* Tulisan ini dibuat oleh blogger tamu: Sikkharini C, 15 tahun
Sebenarnya, bukanlah sebuah hal yang sulit dilakukan untuk merealisasikan terjadinya perubahan yang damai dalam masyarakat. Penyelenggaraan praktik demokrasi secara langsung menuntut anggota komunitas negara tersebut untuk memahami—juga melaksanakan dan meminta—hak dan kewajiban masing-masing. Kesadaran mengenai hak dan kewajiban ini harus dipupuk sedemikian rupa untuk mengurangi hal yang tidak diinginkan.
Hak dan kewajiban manusia sudah ada sejak manusia tersebut dilahirkan. Sebuah hal alami, namun tak banyak orang yang benar-benar memahami milik masing-masing.
Dengan banyaknya perbedaan, apa yang harus kita lakukan adalah mencoba menyeimbangkan perbedaan yang ada, memberi pengertian dan tetap menghormati.
Menghormati. Suatu kata yang terdengar sangat akrab di telinga kita. Di Taman Kanak-kanak pun murid-murid sudah diajari untuk menghormati orang lain. Tapi sebenarnya, apakah menghormati itu? Menghormati bukanlah sekedar tidak memandang rendah orang lain, namun lebih dari itu. Dari suatu sikap menghormati, akan terbentuk karakter-karakter positif lainnya, karena dengan menghormati berarti kita tidak akan melakukan hal-hal buruk terhadap seseorang—atau sesuatu—itu.
Jadi sebenarnya, apakah salah satu hal dasar dari penyebab banyaknya hal tidak diinginkan terjadi di tengah masyarakat Indonesia? Ya, kurangnya kesadaran untuk menghormati.
Mental bangsa Indonesia saat ini dapat dikatakan bobrok. Tak usah repot-repot mencari contoh kebobrokan itu di media informasi. Keluarlah dari rumah, dan jangan kaget apabila menemukan banyak kasus.

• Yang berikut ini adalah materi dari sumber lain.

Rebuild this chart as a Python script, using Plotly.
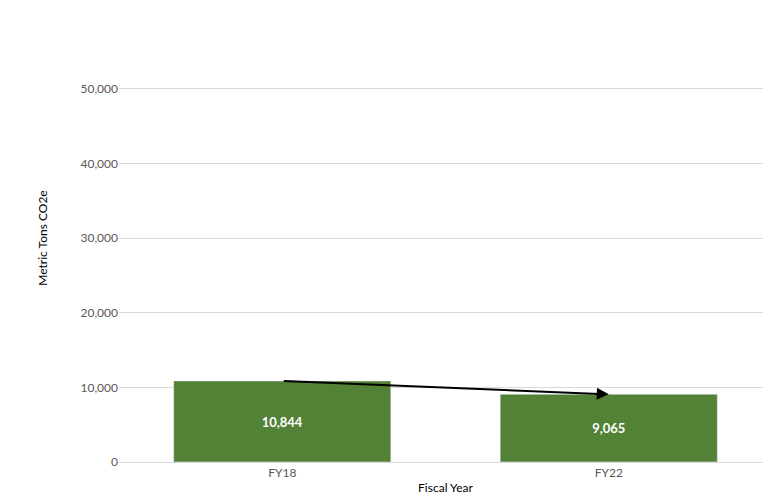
import plotly.graph_objects as go

years = ["FY18", "FY22"]
emissions = [10844, 9065]
labels = ["<b>10,844</b>", "<b>9,065</b>"]

fig = go.Figure()
fig.add_trace(go.Bar(x=years, y=emissions, text=labels, textposition="inside",
                     insidetextanchor="middle", marker_color="#538135",
                     textfont=dict(color="white", size=13, family="Lato"),
                     hoverinfo="skip"))

# trend arrow from FY18 to FY22
fig.add_annotation(x=years[1], y=emissions[1], ax=years[0], ay=emissions[0],
                   xref="x", yref="y", axref="x", ayref="y", text="",
                   showarrow=True, arrowhead=2, arrowsize=1.2, arrowwidth=2,
                   arrowcolor="black")

fig.update_layout(
    width=771, height=500, margin=dict(l=111, r=7, t=6, b=46),
    plot_bgcolor="white", paper_bgcolor="white", bargap=0.335,
    showlegend=False, font=dict(family="Lato", size=12, color="#595959"),
)
fig.update_yaxes(range=[0, 60000], dtick=10000, tickformat=",", showgrid=True,
                 gridcolor="#d9d9d9", zeroline=False, ticks="", ticklen=0,
                 title=dict(text="Metric Tons CO2e", font=dict(color="black", size=12), standoff=30))
fig.update_xaxes(showline=True, linecolor="#d9d9d9",
                 title=dict(text="Fiscal Year", font=dict(color="black", size=12), standoff=4))

fig.write_html("out.html")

Ambil saja contoh pelayanan di tempat umum. Walaupun papan bertuliskan ‘Harap Mengantre’ sudah terpasang, tetap saja ada yang tidak sabar dan menyerobot, memaksa mendesak dirinya sendiri ke depan. Entah pura-pura tidak tahu aturan, pura-pura tidak dapat membaca atau memang tidak dapat melakukan keduanya.
Sebuah hal kecil, namun hal tersebut termasuk perbuatan tidak menghormati orang lain. Sungguh sebenarnya menghormati tidaklah sesederhana dan sedangkal yang selama ini banyak orang pikirkan.

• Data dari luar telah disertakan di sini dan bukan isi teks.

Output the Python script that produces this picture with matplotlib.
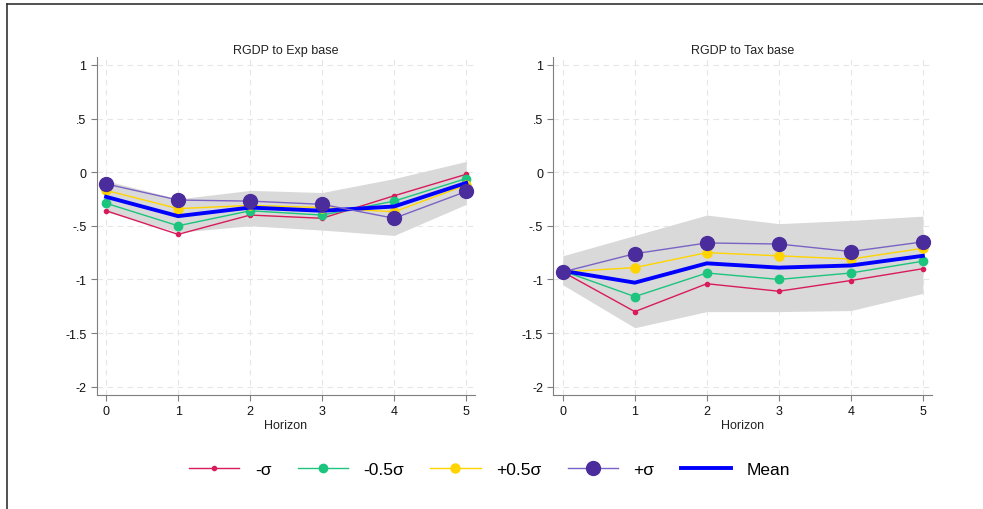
import numpy as np
import matplotlib.pyplot as plt
from matplotlib.lines import Line2D

plt.rcParams['font.family'] = ['Liberation Sans', 'DejaVu Sans']

horizon = [0, 1, 2, 3, 4, 5]

# RGDP to Exp base
exp_minus1 = [-0.36, -0.58, -0.40, -0.43, -0.22, -0.02]
exp_minus05 = [-0.29, -0.50, -0.36, -0.40, -0.27, -0.06]
exp_plus05 = [-0.17, -0.34, -0.31, -0.33, -0.37, -0.12]
exp_plus1 = [-0.11, -0.26, -0.27, -0.30, -0.43, -0.18]
exp_mean = [-0.23, -0.41, -0.33, -0.36, -0.32, -0.10]
exp_upper = [-0.08, -0.25, -0.17, -0.19, -0.06, 0.10]
exp_lower = [-0.37, -0.56, -0.50, -0.54, -0.59, -0.30]

# RGDP to Tax base
tax_minus1 = [-0.93, -1.30, -1.04, -1.11, -1.01, -0.90]
tax_minus05 = [-0.92, -1.16, -0.94, -1.00, -0.94, -0.83]
tax_plus05 = [-0.93, -0.89, -0.75, -0.78, -0.81, -0.71]
tax_plus1 = [-0.93, -0.76, -0.66, -0.67, -0.74, -0.65]
tax_mean = [-0.92, -1.03, -0.85, -0.89, -0.87, -0.78]
tax_upper = [-0.78, -0.59, -0.40, -0.48, -0.45, -0.41]
tax_lower = [-1.05, -1.45, -1.30, -1.30, -1.29, -1.13]

yticks = [1, 0.5, 0, -0.5, -1, -1.5, -2]
ytick_labels = ["1", ".5", "0", "-.5", "-1", "-1.5", "-2"]

c_red = "#d81b5a"
c_green = "#1cc47e"
c_yellow = "#ffd400"
c_purple = "#4b2c9c"
c_purple_line = "#7a63c4"
c_blue = "#0000ff"

fig = plt.figure(figsize=(9.83, 5.10), dpi=100)
ax1 = fig.add_axes([0.0984, 0.224, 0.385, 0.662])
ax2 = fig.add_axes([0.563, 0.224, 0.385, 0.662])


def draw_panel(ax, title, m1, m05, p05, p1, mean, up, lo):
    ax.fill_between(horizon, lo, up, color="#d9d9d9", lw=0, zorder=2)
    ax.plot(horizon, m1, color=c_red, lw=1, marker="o", ms=3, zorder=3)
    ax.plot(horizon, m05, color=c_green, lw=1, marker="o", ms=6, zorder=4)
    ax.plot(horizon, p05, color=c_yellow, lw=1, marker="o", ms=6.5, zorder=5)
    ax.plot(horizon, mean, color=c_blue, lw=2.8, zorder=6)
    ax.plot(horizon, p1, color=c_purple_line, lw=1, marker="o", ms=10,
            mfc=c_purple, mec=c_purple, zorder=7)
    ax.set_xlim(-0.13, 5.125)
    ax.set_ylim(-2.075, 1.072)
    ax.set_xticks(horizon)
    ax.set_yticks(yticks)
    ax.set_yticklabels(ytick_labels)
    ax.grid(True, ls=(0, (5, 4)), color="#e6e6e6", lw=0.8, zorder=0)
    ax.set_axisbelow(True)
    for s in ["top", "right"]:
        ax.spines[s].set_visible(False)
    for s in ["left", "bottom"]:
        ax.spines[s].set_color("#7f7f7f")
    ax.tick_params(labelsize=9, colors="#7f7f7f", labelcolor="#111111",
                   length=4)
    ax.set_title(title, fontsize=9, color="#222222", pad=3)
    ax.set_xlabel("Horizon", fontsize=9, color="#222222", labelpad=1)


draw_panel(ax1, "RGDP to Exp base", exp_minus1, exp_minus05, exp_plus05,
           exp_plus1, exp_mean, exp_upper, exp_lower)
draw_panel(ax2, "RGDP to Tax base", tax_minus1, tax_minus05, tax_plus05,
           tax_plus1, tax_mean, tax_upper, tax_lower)

handles = [
    Line2D([], [], color=c_red, lw=1, marker="o", ms=3),
    Line2D([], [], color=c_green, lw=1, marker="o", ms=6),
    Line2D([], [], color=c_yellow, lw=1, marker="o", ms=6.5),
    Line2D([], [], color=c_purple_line, lw=1, marker="o", ms=10,
           mfc=c_purple, mec=c_purple),
    Line2D([], [], color=c_blue, lw=2.8),
]
labels = ["-σ", "-0.5σ", "+0.5σ", "+σ", "Mean"]
fig.legend(handles, labels, loc="center", bbox_to_anchor=(0.498, 0.078),
           ncol=5, frameon=False, fontsize=12.5, handlelength=2.9,
           columnspacing=1.5, handletextpad=0.9)

# outer frame (top and left edges)
fig.add_artist(Line2D([7 / 983, 1], [1 - 5 / 510, 1 - 5 / 510],
                      color="#333333", lw=1.2, transform=fig.transFigure))
fig.add_artist(Line2D([7 / 983, 7 / 983], [0, 1 - 5 / 510],
                      color="#333333", lw=1.2, transform=fig.transFigure))

fig.savefig("out.png", dpi=100, facecolor="white")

Biasanya, hal yang menjadi landasan ketidaksukaan adalah ketidaktahuan. Tepat seperti itu pulalah yang sering terjadi dalam kehidupan. Juga dalam proses perubahan. Perubahan yang terlalu cepat dan tiba-tiba—juga tanpa pemberian pemahaman—akan menimbulkan rasa tidak nyaman karena tidak terbiasa pada pihak lain. Adalah kewajiban bagi sang pelopor perubahan untuk mensosialisasikan apa yang terjadi pada khalayak umum.
Kesalahan informasi yang diterima akibat tidak adanya penjelasan dari pihak terkait baru saja terjadi beberapa minggu yang lalu. Keputusan pemerintah untuk menutup akses jalan tol bagi truk besar di siang hari menimbulkan banyak protes—terutama dari pihak pemilik truk. Protes yang dilayangkan umumnya mengenai tambahan pengeluaran perusahaan untuk membayar tarif jalan tol yang memutar maupun uang lembur bagi pengemudi truk yang harus bekerja di malam hari.

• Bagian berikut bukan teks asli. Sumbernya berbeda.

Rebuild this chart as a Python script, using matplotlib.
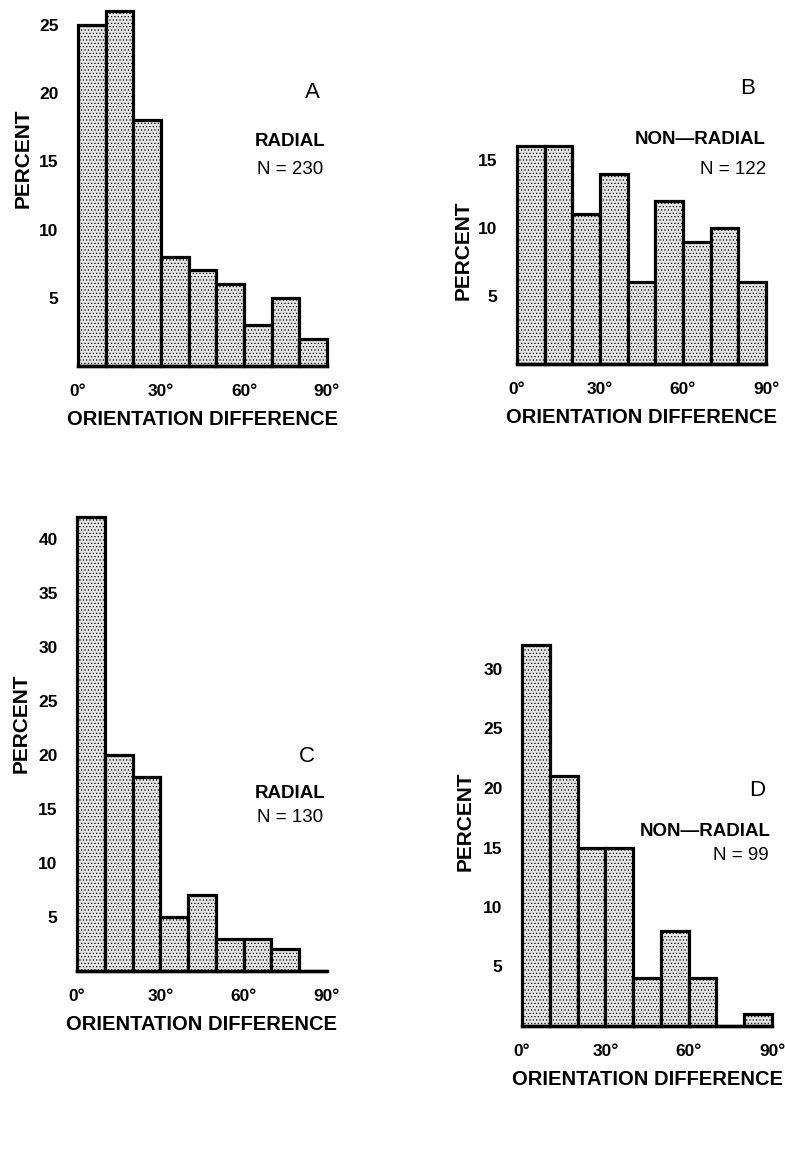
import matplotlib
matplotlib.use("Agg")
import matplotlib.pyplot as plt

plt.rcParams['font.family'] = ['Liberation Sans', 'DejaVu Sans']
plt.rcParams['hatch.color'] = '#c4c4c4'
plt.rcParams['hatch.linewidth'] = 0.5

# bin left edges (degrees), 10 deg bins
bins = [0, 10, 20, 30, 40, 50, 60, 70, 80]
xticks = [0, 30, 60, 90]
xticklabels = ["0°", "30°", "60°", "90°"]

# percent per bin
pct_a = [25, 26, 18, 8, 7, 6, 3, 5, 2]
pct_b = [16, 16, 11, 14, 6, 12, 9, 10, 6]
pct_c = [42, 20, 18, 5, 7, 3, 3, 2, 0]
pct_d = [32, 21, 15, 15, 4, 8, 4, 0, 1]

yticks_a = [5, 10, 15, 20, 25]
yticks_b = [5, 10, 15]
yticks_c = [5, 10, 15, 20, 25, 30, 35, 40]
yticks_d = [5, 10, 15, 20, 25, 30]

W, H = 785, 1175
fig = plt.figure(figsize=(W / 100, H / 100), dpi=100)


def px_axes(x0, x1, ybase, ytop):
    return fig.add_axes([x0 / W, (H - ybase) / H, (x1 - x0) / W, (ybase - ytop) / H])


def draw_hist(ax, vals, yticks, ymax):
    ax.bar(bins, vals, width=10, align='edge', color='#e6e6e6', hatch='.....',
           edgecolor='black', linewidth=2.3, clip_on=False, zorder=2)
    ax.set_xlim(0, 90)
    ax.set_ylim(0, ymax)
    for s in ['top', 'right', 'left']:
        ax.spines[s].set_visible(False)
    ax.spines['bottom'].set_linewidth(2.5)
    ax.spines['bottom'].set_zorder(3)
    ax.set_xticks(xticks)
    ax.set_xticklabels(xticklabels, fontsize=12.5, fontweight='bold')
    ax.set_yticks(yticks)
    ax.set_yticklabels([str(v) for v in yticks], fontsize=12.5, fontweight='bold')
    ax.tick_params(length=0)
    ax.tick_params(axis='x', pad=13)
    ax.tick_params(axis='y', pad=14)
    ax.set_xlabel("ORIENTATION DIFFERENCE", fontsize=14.5, fontweight='bold', labelpad=8)


def ftext(x, y, s, **kw):
    fig.text(x / W, 1 - y / H, s, va='center', **kw)


# A
axA = px_axes(78, 327, 366, 366 - 26.5 * 13.65)
draw_hist(axA, pct_a, yticks_a, 26.5)
ftext(23, 158, "PERCENT", rotation=90, ha='center', fontsize=15, fontweight='bold')
ftext(312, 93, "A", ha='center', fontsize=16)
ftext(290, 141, "RADIAL", ha='center', fontsize=13.5, fontweight='bold')
ftext(290, 169, "N = 230", ha='center', fontsize=13.5)

# B
axB = px_axes(517, 766, 364, 364 - 17 * 13.6)
draw_hist(axB, pct_b, yticks_b, 17)
ftext(463, 250, "PERCENT", rotation=90, ha='center', fontsize=15, fontweight='bold')
ftext(748, 88, "B", ha='center', fontsize=16)
ftext(766, 140, "NON\u2014RADIAL", ha='right', fontsize=13.5, fontweight='bold')
ftext(766, 169, "N = 122", ha='right', fontsize=13.5)

# C
axC = px_axes(77, 327, 971, 971 - 43 * 10.8)
draw_hist(axC, pct_c, yticks_c, 43)
ftext(21, 723, "PERCENT", rotation=90, ha='center', fontsize=15, fontweight='bold')
ftext(307, 757, "C", ha='center', fontsize=16)
ftext(290, 794, "RADIAL", ha='center', fontsize=13.5, fontweight='bold')
ftext(290, 817, "N = 130", ha='center', fontsize=13.5)

# D
axD = px_axes(522, 772, 1026, 1026 - 33 * 11.9)
draw_hist(axD, pct_d, yticks_d, 33)
ftext(465, 821, "PERCENT", rotation=90, ha='center', fontsize=15, fontweight='bold')
ftext(757, 790, "D", ha='center', fontsize=16)
ftext(771, 831, "NON\u2014RADIAL", ha='right', fontsize=13.5, fontweight='bold')
ftext(769, 855, "N = 99", ha='right', fontsize=13.5)

fig.savefig("out.png", dpi=100)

Tapi ternyata, tidak hanya hal tersebut yang disesalkan. Menurut salah satu perusahaan yang biasa menggunakan akses jalan tol, peraturan pemerintah tersebut dinilai terlalu dini untuk dilaksanakan, karena informasi yang diberikan oleh pemerintah terlalu sedikit dan kebanyakan perusahaan bahkan tidak menerima informasi tersebut sama sekali. Jika saja pemerintah lebih menggalakkan pemberian keterangan tersebut, pihak perusahaan dapat menghitung ulang anggaran biaya perusahaan juga harga yang harus dibayarkan oleh konsumen—yang lama persiapan perhitungannya mencapai satu bulan—agar tidak terjadi kekacauan internal perusahaan.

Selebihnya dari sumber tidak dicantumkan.